Omdat de krijgsmacht oefent voor een gewapend conflict, zijn de dagelijkse verhoudingen daar al een beetje omgekeerd. Je woont en werkt er vaak achter rollen prikkeldraad tussen groen geschilderde gebouwen en loodsen. Links en rechts staan geschut en militaire voertuigen opgesteld. ‘s Nachts is het er doodstil, totdat er een bewakingspatrouille met een aangelijnde hond in het duister opdoemt. Het is een omgeving waarvan menigeen spontaan depressief wordt. Zelfs van ‘vredesmissies’ komen mensen terug met posttraumatische stress. Er is dan ook veel behoefte aan de vrijplaats die geestelijk verzorgers onderhouden. Boeddhistisch of van een andere signatuur, dat maakt in de praktijk niet zoveel uit.
Paul zegt
Beste Taigu, dank voor je bijdrage aan het BD, ik lees je stukken altijd met plezier en interesse. Dit stuk roept – met name tussen de regels door – vragen op waar ik graag dieper op in zou willen gaan, maar laat ik in deze reactie één detail uit je stuk verhelderen.
Inderdaad, academici volgen een verkorte officiersopleiding aan de KMA. Daar waar artsen, advocaten, apothekers etc leren een wapen te hanteren, ligt er sinds een jaar of vier een juridisch verbod op het gebruik (en zelfs het aanraken) van wapens door geestelijk verzorgers bij de krijgsmacht. Tijdens de genoemde opleiding (ik volgde de opleiding drie jaar geleden, met veel plezier overigens) en daarbuiten raken we dus geen wapen meer aan.
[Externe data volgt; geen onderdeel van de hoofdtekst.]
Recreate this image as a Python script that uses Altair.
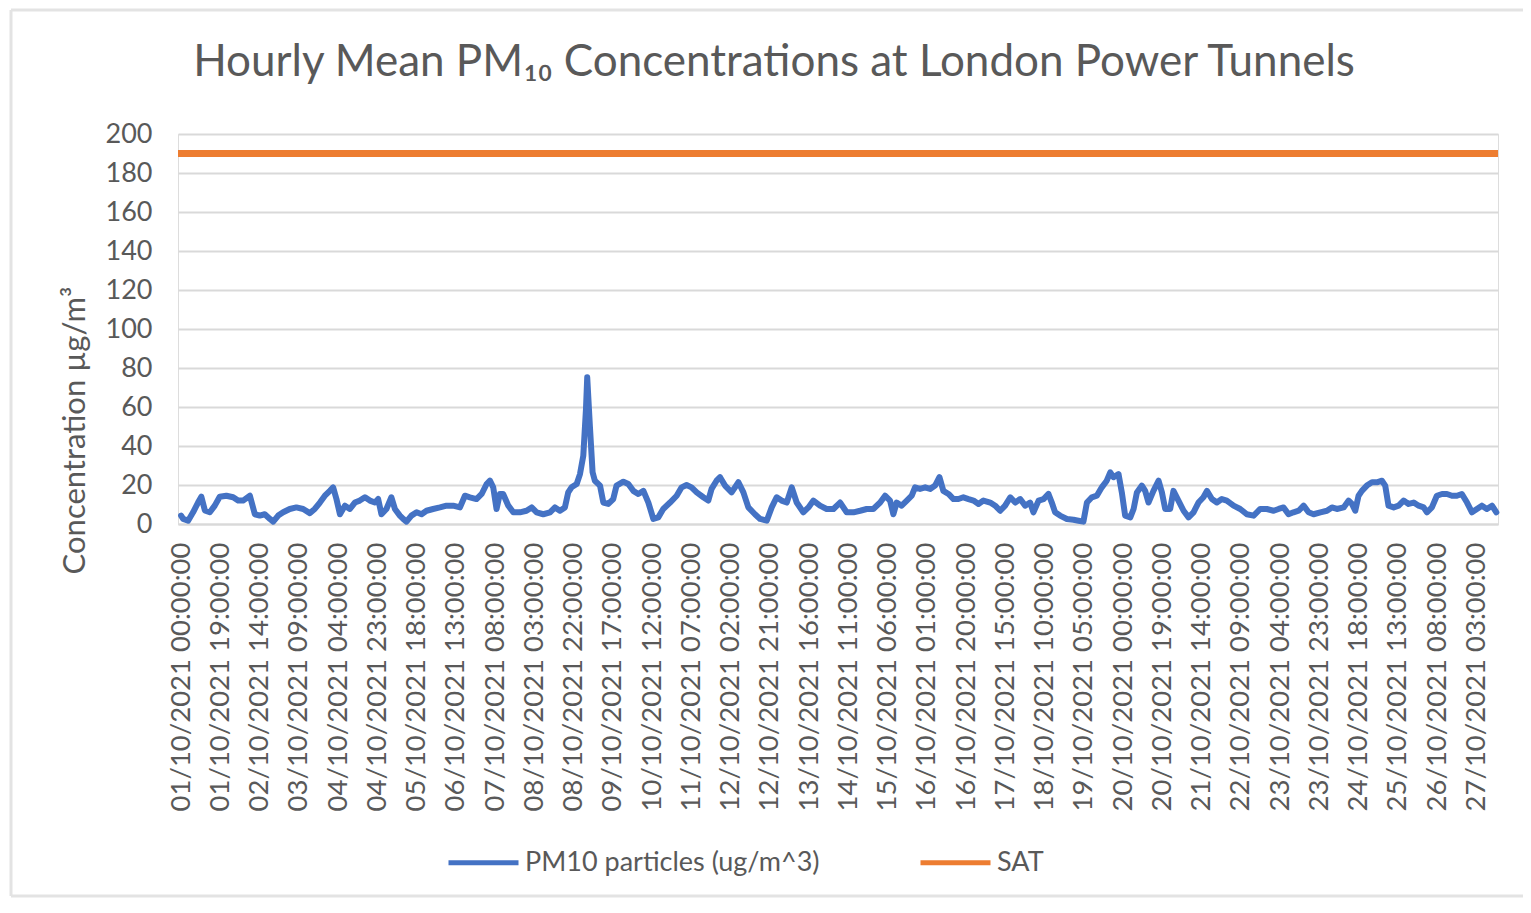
import altair as alt
import pandas as pd

# Hours since 01/10/2021 00:00 and hourly mean PM10 (ug/m^3)
hours = [0, 1.0, 3.4, 5.8, 8.2, 9.8, 11.5, 13.9, 16.3, 18.7, 21.9, 25.2, 27.6, 30.0, 33.3, 35.7,
         38.1, 40.5, 43.0, 44.6, 47.0, 49.4, 52.6, 55.8, 59.1, 62.3, 64.7, 67.2, 69.6, 72.0, 73.6,
         75.2, 76.9, 79.3, 81.7, 84.1, 86.5, 89.0, 91.4, 93.8, 95.4, 97.0, 99.4, 101.8, 103.5,
         105.9, 107.5, 109.1, 111.5, 114.0, 116.4, 118.8, 122.0, 125.3, 128.5, 131.7, 135.0,
         137.4, 139.8, 143.0, 145.5, 147.9, 149.5, 151.1, 152.7, 154.3, 155.9, 158.4, 160.8,
         164.0, 167.2, 169.7, 172.1, 175.3, 178.6, 181.0, 183.4, 185.8, 187.4, 189.0, 191.5,
         193.1, 194.7, 196.0, 196.6, 197.9, 199.2, 200.3, 202.8, 204.4, 206.8, 209.2, 210.8,
         214.1, 216.5, 218.9, 221.3, 223.8, 226.2, 228.6, 231.0, 233.4, 236.7, 239.9, 242.3,
         244.7, 247.1, 249.6, 252.8, 255.2, 256.8, 259.2, 260.9, 263.3, 266.5, 269.8, 272.2,
         274.6, 277.8, 280.3, 283.5, 285.9, 288.3, 290.7, 293.2, 295.6, 298.0, 301.2, 303.7,
         306.1, 309.3, 312.5, 315.8, 319.0, 322.2, 325.5, 328.7, 331.9, 335.1, 338.4, 340.8,
         343.2, 344.8, 346.4, 348.8, 351.3, 353.7, 355.3, 357.7, 360.2, 362.6, 365.0, 367.1,
         369.0, 371.5, 373.9, 376.3, 378.7, 381.2, 383.6, 386.0, 388.4, 391.7, 394.1, 396.5,
         398.9, 401.4, 403.8, 406.2, 408.6, 411.0, 412.6, 415.1, 417.5, 419.9, 421.5, 423.1,
         425.5, 428.8, 432.0, 434.4, 436.8, 438.5, 440.9, 443.3, 445.7, 448.1, 449.8, 451.4,
         453.8, 455.4, 457.0, 459.5, 461.1, 462.7, 465.1, 466.7, 468.3, 470.7, 473.2, 474.8,
         476.4, 478.8, 480.4, 482.8, 485.3, 487.7, 490.1, 492.5, 494.9, 496.6, 499.0, 501.4,
         503.8, 506.2, 509.5, 512.7, 515.9, 519.2, 522.4, 525.6, 528.9, 531.3, 533.7, 536.1,
         538.5, 541.0, 543.4, 545.8, 548.2, 551.5, 554.7, 557.1, 559.5, 562.8, 565.2, 566.8,
         568.4, 570.0, 571.6, 574.0, 576.5, 578.9, 581.3, 582.9, 584.5, 587.0, 589.4, 591.8,
         594.2, 596.7, 599.1, 601.5, 603.1, 605.5, 607.9, 610.4, 612.8, 615.2, 617.6, 620.0,
         622.5, 624.9, 627.3, 629.7, 632.1, 634.6, 636.7]

pm10 = [4.3, 2.6, 1.7, 6, 11, 14, 7, 6, 9.4, 14, 14.5, 13.7, 12, 12, 14.5, 5,
        4.3, 5, 2.6, 1.2, 4.3, 6, 7.7, 8.5, 7.7, 5.6, 7.7, 11, 14.5, 17, 18.8,
        12.8, 5, 9.4, 7.7, 11, 12, 13.7, 12, 11, 12.8, 5, 7.7, 13.7, 7.7,
        4.3, 2.6, 1.2, 4.3, 6, 5, 6.8, 7.7, 8.5, 9.4, 9.4, 8.5,
        14.5, 13.7, 12.8, 15.4, 20.5, 22.2, 18.8, 7.7, 15.4, 15.4, 9.4, 6,
        6, 6.8, 8.5, 6, 5, 6, 8.5, 6.8, 8.5, 16.2, 18.8, 20.5,
        25.6, 35, 59, 75.2, 50, 26.5, 22.2, 19.7, 11, 10.3, 12.8, 19.7,
        21.7, 20.5, 17, 15.4, 17, 11, 2.6, 3.4, 7.7, 11, 14.5, 18.8,
        20, 18.8, 16.2, 13.7, 12, 18, 22.2, 24, 19.7, 16.2, 21.4, 16.2,
        8.5, 5, 2.6, 1.7, 8.5, 13.7, 12, 11, 18.8, 11, 6, 8.5,
        12, 9.4, 7.7, 7.7, 11, 6, 6, 6.8, 7.7, 7.7, 11, 14.5,
        12, 5, 11, 9.4, 12, 14.5, 18.8, 18, 18.8, 18, 19.7, 24,
        17, 15.4, 12.8, 12.8, 13.7, 12.8, 12, 10.3, 12, 11, 9.4, 6.8,
        9.4, 13.7, 11, 12.8, 9.4, 11, 6, 12, 12.8, 15.4, 11, 6,
        4.3, 2.6, 2.2, 1.7, 1.2, 11, 13.7, 14.5, 18.8, 22.2, 26.5, 24,
        25.6, 16.2, 4.3, 3.4, 7.7, 16.2, 19.7, 17, 11, 17, 22.2, 16.2,
        7.7, 7.7, 17, 12, 6.8, 3.4, 6, 11, 13.7, 17, 12.8, 11,
        12.8, 12, 9.4, 7.7, 5, 4.3, 7.7, 7.7, 6.8, 7.7, 8.5, 5,
        6, 6.8, 9.4, 6, 5, 6, 6.8, 8.5, 7.7, 8.5, 12, 10.3,
        6.8, 14.5, 17, 19.7, 21.4, 21.4, 22.2, 19.7, 9.4, 8.5, 9.4, 12,
        10.3, 11, 9.4, 8.5, 6, 8.5, 14.5, 15.4, 15.4, 14.5, 14.5, 15.4,
        11, 6, 7.7, 9.4, 7.7, 9.4, 6]

sat_value = 190

tick_hours = [0, 19, 38, 57, 76, 95, 114, 133, 152, 171, 190, 209, 228, 247, 266, 285, 304,
              323, 342, 361, 380, 399, 418, 437, 456, 475, 494, 513, 532, 551, 570, 589,
              608, 627]
tick_labels = ["01/10/2021 00:00:00", "01/10/2021 19:00:00", "02/10/2021 14:00:00",
               "03/10/2021 09:00:00", "04/10/2021 04:00:00", "04/10/2021 23:00:00",
               "05/10/2021 18:00:00", "06/10/2021 13:00:00", "07/10/2021 08:00:00",
               "08/10/2021 03:00:00", "08/10/2021 22:00:00", "09/10/2021 17:00:00",
               "10/10/2021 12:00:00", "11/10/2021 07:00:00", "12/10/2021 02:00:00",
               "12/10/2021 21:00:00", "13/10/2021 16:00:00", "14/10/2021 11:00:00",
               "15/10/2021 06:00:00", "16/10/2021 01:00:00", "16/10/2021 20:00:00",
               "17/10/2021 15:00:00", "18/10/2021 10:00:00", "19/10/2021 05:00:00",
               "20/10/2021 00:00:00", "20/10/2021 19:00:00", "21/10/2021 14:00:00",
               "22/10/2021 09:00:00", "23/10/2021 04:00:00", "23/10/2021 23:00:00",
               "24/10/2021 18:00:00", "25/10/2021 13:00:00", "26/10/2021 08:00:00",
               "27/10/2021 03:00:00"]
y_ticks = [0, 20, 40, 60, 80, 100, 120, 140, 160, 180, 200]

series_names = ["PM10 particles (ug/m^3)", "SAT"]
series_colors = ["#4472C4", "#ED7D31"]

FONT = "Lato"
GREY = "#595959"
BORDER = "#e3e3e3"

pm_df = pd.DataFrame({"hour": hours, "value": pm10, "series": series_names[0]})
sat_df = pd.DataFrame({"value": [sat_value], "series": [series_names[1]]})

label_array = "[" + ",".join("'" + s + "'" for s in tick_labels) + "]"
label_expr = label_array + "[indexof(" + "[" + ",".join(str(h) for h in tick_hours) + "], datum.value)]"

color = alt.Color(
    "series:N",
    scale=alt.Scale(domain=series_names, range=series_colors),
    legend=alt.Legend(
        title=None, orient="none", legendX=268, legendY=691, direction="horizontal",
        symbolType="stroke", symbolSize=4900, symbolStrokeWidth=5,
        labelFontSize=27, labelFont=FONT, labelColor=GREY, labelOffset=4,
        labelLimit=600, columnPadding=90, padding=0,
    ),
)

x_axis = alt.Axis(
    values=tick_hours, labelExpr=label_expr, labelAngle=270, labelFontSize=27.5,
    labelFont=FONT, labelColor=GREY, labelPadding=18, labelLimit=600, ticks=False,
    grid=False, domain=True, domainColor="#d9d9d9", domainWidth=2, title=None,
    labelOverlap=False, labelBound=False, labelFlush=False,
)
y_axis = alt.Axis(
    values=y_ticks, labelFontSize=27, labelFont=FONT, labelColor=GREY,
    labelPadding=26, labelOverlap=False, ticks=False, domain=False,
    gridColor="#d9d9d9", gridWidth=2,
    title="Concentration µg/m³", titleFont=FONT, titleFontSize=31, titleColor=GREY,
    titleFontWeight="normal", titleX=-103, titleY=296, titleAngle=270,
    titleAlign="center", titleBaseline="middle",
)

x_scale = alt.Scale(domain=[-1.5, 637.5], nice=False, zero=False)
y_scale = alt.Scale(domain=[0, 200], nice=False)

line = alt.Chart(pm_df).mark_line(strokeWidth=6, strokeJoin="round", strokeCap="round").encode(
    x=alt.X("hour:Q", scale=x_scale, axis=x_axis),
    y=alt.Y("value:Q", scale=y_scale, axis=y_axis),
    color=color,
)

sat = alt.Chart(sat_df).mark_rule(strokeWidth=7).encode(
    y=alt.Y("value:Q", scale=y_scale, axis=y_axis),
    color=color,
)

one = alt.Data(values=[{"a": 1}])
border_top = alt.Chart(one).mark_rule(stroke=BORDER, strokeWidth=3).encode(
    x=alt.value(-167), x2=alt.value(1380), y=alt.value(-124)
)
border_left = alt.Chart(one).mark_rule(stroke=BORDER, strokeWidth=3).encode(
    x=alt.value(-167), y=alt.value(-124), y2=alt.value(762)
)
border_bottom = alt.Chart(one).mark_rule(stroke=BORDER, strokeWidth=3).encode(
    x=alt.value(-167), x2=alt.value(1380), y=alt.value(762)
)

chart = alt.layer(border_top, border_left, border_bottom, sat, line).properties(
    width=1320, height=390,
    autosize=alt.AutoSizeParams(type="none"),
    padding={"left": 170, "top": 126, "right": 25, "bottom": 374},
    title=alt.TitleParams(
        "Hourly Mean PM₁₀ Concentrations at London Power Tunnels",
        font=FONT, fontSize=44, fontWeight="normal", color=GREY,
        anchor="middle", frame="group", dx=-64, offset=-111, baseline="alphabetic",
    ),
).configure_view(strokeWidth=0).configure(background="white")

chart.save("out.html", embed_options={"renderer": "svg", "actions": False})
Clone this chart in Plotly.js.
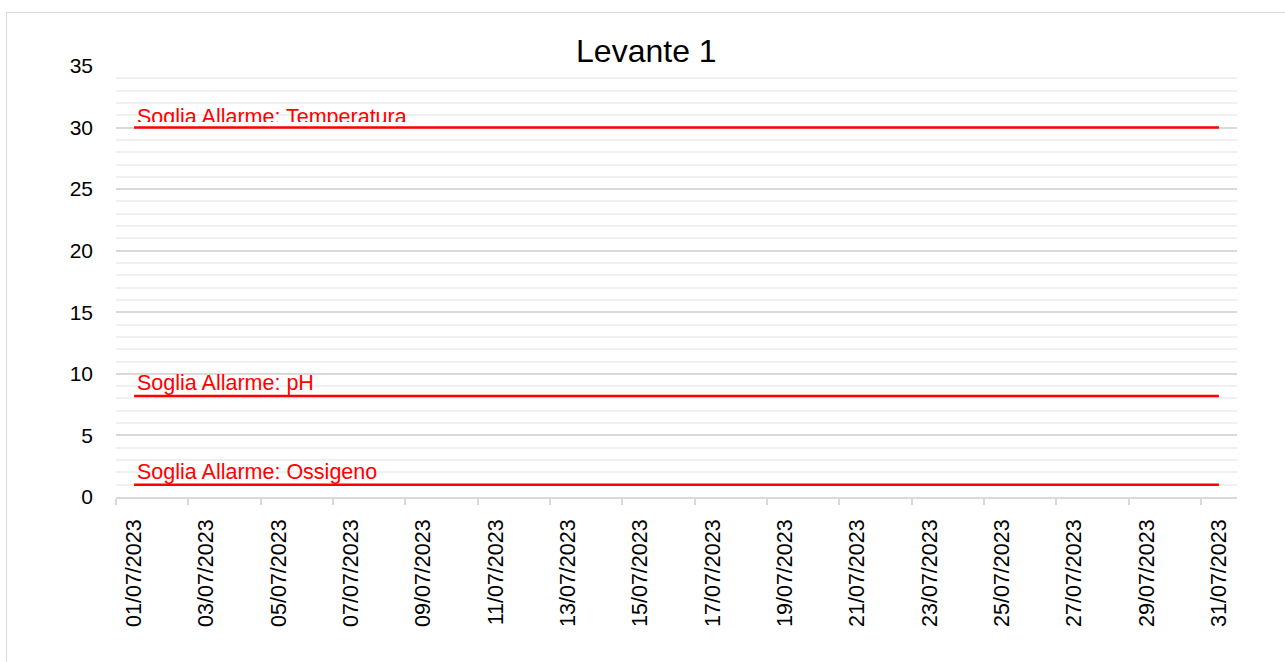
<!DOCTYPE html>
<html>
<head>
<meta charset="utf-8">
<script src="https://cdn.plot.ly/plotly-3.0.1.min.js"></script>
<style>
  html, body { margin: 0; padding: 0; background: #ffffff; }
  #wrap { position: relative; width: 1285px; height: 662px; overflow: hidden; }
  #frame { position: absolute; left: 6px; top: 12px; width: 1300px; height: 700px;
           border-left: 1.5px solid #d9d9d9; border-top: 1.5px solid #d9d9d9; }
  #chart { position: absolute; left: 0; top: 0; width: 1285px; height: 662px; }
</style>
</head>
<body>
<div id="wrap">
  <div id="frame"></div>
  <div id="chart"></div>
</div>
<script>
const dates = [
  "01/07/2023","02/07/2023","03/07/2023","04/07/2023","05/07/2023","06/07/2023",
  "07/07/2023","08/07/2023","09/07/2023","10/07/2023","11/07/2023","12/07/2023",
  "13/07/2023","14/07/2023","15/07/2023","16/07/2023","17/07/2023","18/07/2023",
  "19/07/2023","20/07/2023","21/07/2023","22/07/2023","23/07/2023","24/07/2023",
  "25/07/2023","26/07/2023","27/07/2023","28/07/2023","29/07/2023","30/07/2023",
  "31/07/2023"
];
const sogliaTemperatura = [30,30,30,30,30,30,30,30,30,30,30,30,30,30,30,30,30,30,30,30,30,30,30,30,30,30,30,30,30,30,30];
const sogliaPH = [8.2,8.2,8.2,8.2,8.2,8.2,8.2,8.2,8.2,8.2,8.2,8.2,8.2,8.2,8.2,8.2,8.2,8.2,8.2,8.2,8.2,8.2,8.2,8.2,8.2,8.2,8.2,8.2,8.2,8.2,8.2];
const sogliaOssigeno = [1,1,1,1,1,1,1,1,1,1,1,1,1,1,1,1,1,1,1,1,1,1,1,1,1,1,1,1,1,1,1];
const seriesNames = ["Soglia Allarme: Temperatura", "Soglia Allarme: pH", "Soglia Allarme: Ossigeno"];
const titleText = "Levante 1";

const FONT = "'Liberation Sans', Arial, sans-serif";
const RED = "#ff0000";

const seriesValues = [sogliaTemperatura, sogliaPH, sogliaOssigeno];
const traces = seriesValues.map((vals, i) => ({
  type: "scatter",
  mode: "lines",
  x: dates,
  y: vals,
  name: seriesNames[i],
  line: { color: RED, width: 2.5 },
  hoverinfo: "x+y+name"
}));

const annotations = seriesValues.map((vals, i) => {
  const a = {
    x: dates[0], y: vals[0], xref: "x", yref: "y",
    text: seriesNames[i],
    showarrow: false,
    xanchor: "left", yanchor: "bottom",
    xshift: 1, yshift: -1,
    font: { family: FONT, size: 21.5, color: RED }
  };
  if (i === 0) {
    a.height = 17;
    a.valign = "top";
    a.yshift = 4;
  }
  return a;
});

const layout = {
  width: 1285, height: 662,
  margin: { l: 116, r: 48, t: 66, b: 165, pad: 0 },
  paper_bgcolor: "rgba(0,0,0,0)",
  plot_bgcolor: "rgba(0,0,0,0)",
  showlegend: false,
  font: { family: FONT, size: 21, color: "#000000" },
  title: {
    text: titleText,
    font: { family: FONT, size: 32, color: "#000000" },
    xref: "container", x: 0.503, xanchor: "center",
    yref: "container", y: 1 - 62/662, yanchor: "bottom"
  },
  xaxis: {
    type: "category",
    range: [-0.5, 30.5],
    tickmode: "linear", tick0: 0, dtick: 2,
    tickson: "boundaries",
    ticks: "outside", ticklen: 6, tickwidth: 1.5, tickcolor: "#d9d9d9",
    showline: true, linecolor: "#d9d9d9", linewidth: 1.5,
    showgrid: false, zeroline: false,
    tickangle: -90,
    ticklabelstandoff: 12,
    tickfont: { family: FONT, size: 21.5, color: "#000000" }
  },
  yaxis: {
    range: [0, 35],
    tickmode: "linear", tick0: 0, dtick: 5,
    showgrid: true, gridcolor: "#d9d9d9", gridwidth: 1.5,
    minor: { dtick: 1, showgrid: true, gridcolor: "#f0f0f0", gridwidth: 1.5 },
    zeroline: false, showline: false,
    ticks: "",
    ticklabelstandoff: 22,
    tickfont: { family: FONT, size: 21, color: "#000000" }
  },
  annotations: annotations
};

Plotly.newPlot("chart", traces, layout, { displayModeBar: false, responsive: false });
</script>
</body>
</html>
Klopt, daar wordt hier en daar wat van gevonden binnen de krijgsmacht, maar lang niet door iedereen. Herkenbaarheid en solidariteit hangen (tot dusver) niet af van een gelost schot of de intentie daartoe.
Wij GV’ers zijn ons bewust van de dilemma’s die hierbij op de loer liggen, de reflectie hierover is onderdeel van de reflectie op ons vak en onze rol binnen defensie, teveel naïviteit (een beetje is nodig in dit werk) kunnen we onszelf niet permitteren.
Ik deel van harte je mening dat er behoefte is aan de vrijplaats die GV’er bieden binnen de krijgsmacht en daarbuiten. Goed om te lezen dat het voor jou persoonlijk ook een verschil gemaakt heeft, gelukkig hoor ik dit vaker.